Trial witnesses include Alberto Contador, the Tour de France winner in 2007 and 2009, who returned to competition last year after a two-year ban for a separate case in which he denied doping.
The trial in Madrid will do little to boost the credentials of a sport reeling from US rider Lance Armstrong’s admission that he doped his way to a record seven Tour de France wins.
Police busted the Spanish network in 2006 when they seized 200 bags of blood and other evidence of performance-enhancing transfusions, in an investigation dubbed “Operation Puerto.”
Among the five defendants facing charges of an “offense against public health,” the most prominent is the suspected mastermind of the network, 57-year-old doctor Eufemiano Fuentes.
Investigators listed 58 cyclists suspected in the scandal. Fuentes told Le Monde newspaper he had provided services to others such as tennis players and footballers but later retracted that claim.

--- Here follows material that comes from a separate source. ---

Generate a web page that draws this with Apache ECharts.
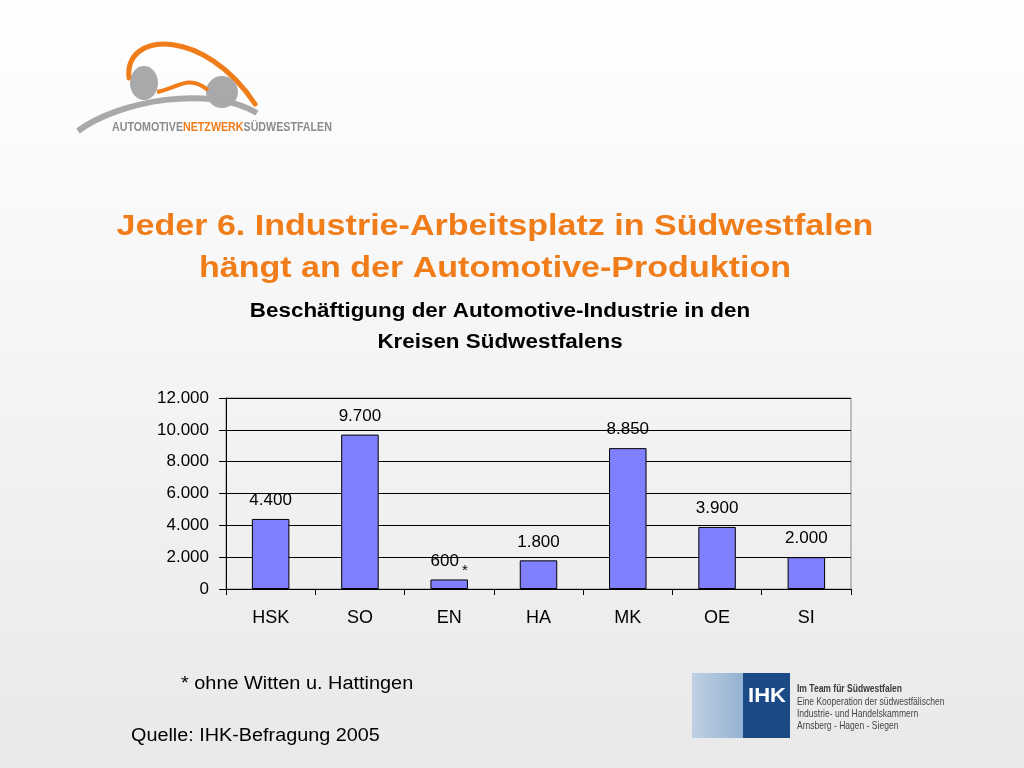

Of the 58, six have received sporting sanctions: Spanish rider Alejandro Valverde, Germans Jan Ullrich and Joerg Jaksche and Italians Ivan Basso, Michele Scarponi and Giampaolo Caruso, who was later acquitted by the Court of Arbitration for Sport.
Fuentes’s lawyer Julian Perez-Templado told AFP after Monday’s hearing that the doctor would not reveal any more names of people for whom he carried out transfusions.
The other four defendants in the trial are the doctor’s sister Yolanda; former Liberty Seguros cycling team director Manolo Saiz; former Comunitat Valencia team chief Vicente Belda and his deputy, Jose Ignacio Labarta.
Fuentes, in a dark suit and blue tie, and the other four defendants were swarmed by reporters as they arrived at the Madrid court for the start of the hearing, but made no comment.
Perez-Templado said Monday’s hearing dealt with procedural matters and certain demands by civil parties in the case. Judge Maria Santamaria adjourned the trial until Tuesday morning, when Fuentes was due to be the first to testify.
The defendants are charged with endangering public health rather than incitement to doping, which was not a crime at the time of the arrests. A Spanish anti-doping law was passed only in November 2006.
The prosecutor, seeking a two-year prison sentence plus a two-year professional ban for the accused, will have to show that the blood transfusions put the riders’ health at risk.
Fuentes has denied that charge but witnesses such as former cyclist Jesus Manzano, scheduled to testify on February 11, will try to refute his claims.
Since 2004 Manzano, a former rider on Spanish team Kelme of which Fuentes was the head doctor, has alleged generalized doping in the team and says he himself underwent transfusions of adulterated blood.